3. There is an evident failure to meet and confer about the requests for personnel files from the Queens County District Attorney's Office. Plaintiff submitted a list of cases for which he is seeking files. Defendants state that the list has inaccuracies and they have agreed to produce documents for several of the cases on the list. The parties can discuss between themselves whether documents have or have not been produced. As to whether documents from all the cases should be produced, Defendants seek to impose a ten-year time limitation on the records. Defendants cite to a single case in support of their time limitation: Phillips v. City of New York , 277 F.R.D. 82 (E.D.N.Y. 2011). Phillips is inapposite. It addressed a potential ten-year limitation on officer disciplinary records. Id. at 83. (As discussed above, without any facts proffered by Defendants, there is no basis to impose a similar limitation on disciplinary records in this case). But here Benitez is seeking documents in support of his Monell claim, and as a result, a different calculus applies. It is not the individual defendant whose conduct is at issue. It is the conduct of the municipality, and policy or practice may have originated well before the ten years prior to the filing of the lawsuit. "When asserting a Monell claim, plaintiff is required to prove a pattern or practice, and therefore the dates of the incidents do not render the records less likely to lead to evidence admissible at trial." Nunez v. City of New York , No. 11-CV-5845, 2013 WL 2149869, at *4 (S.D.N.Y. May 17, 2013) (quotations and alternations omitted). Indeed, where the plaintiff alleges—as he does here—that those who engaged in improper conduct were never disciplined, but were in fact lauded or promoted, then the ten-year time limitation is particularly inapposite. Id.

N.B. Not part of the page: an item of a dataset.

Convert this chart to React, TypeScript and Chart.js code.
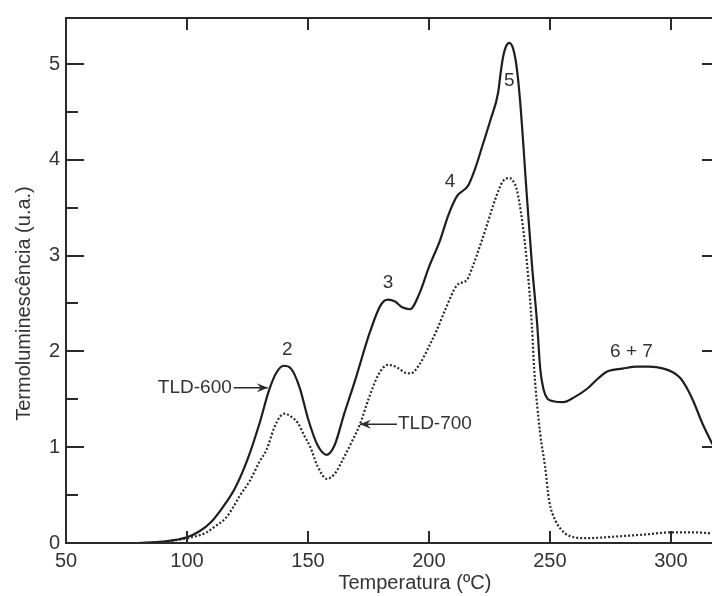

Defendants then argue that the cases should be limited to those cases where the misconduct is similar to that experienced by Benitez. They then reiterate the claims about burden. The arguments ignore the context of the case. Plaintiff has proffered a specific list of cases, and agreed to use the files from a prior litigation; it is not a general speculative inquiry into Defendants' files, but a directed and focused list of 26 cases that can be identified and retrieved. More importantly, the limitation proffered by Defendants is premised on the fact that several cases on the list involve Brady violations and that Benitez did not suffer a Brady violation. Given that there is a limited identified universe of documents sought, this is really an objection to admissibility, not relevance. And Benitez has demonstrated relevance. As noted above, he has identified at least one piece of potential Brady material withheld, and has alleged Brady violations in his Complaint.

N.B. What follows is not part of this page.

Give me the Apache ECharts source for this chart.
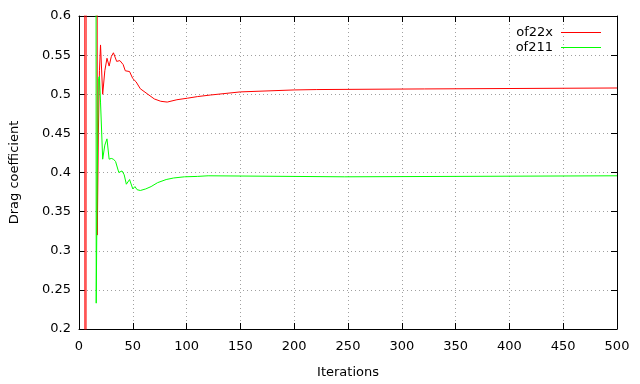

As to the remaining two items in the motion to compel, Defendants have agreed to produce the documents sought, and the motion is denied as moot.
* * *
1. Defendants are ordered to produce the records associated with the 2003 arrest of Bernadette Johnson;
2. Defendants are ordered to produce the complete investigatory files of substantiated allegations against individual defendants and the closing reports of investigatory files of unsubstantiated allegations against individual defendants; and
3. Defendants are ordered to produce the personnel files from the Queens County District Attorney's Office associated with the 26 cases listed in Exhibit E of Plaintiff's motion.
These documents shall be produced within 45 days of this order.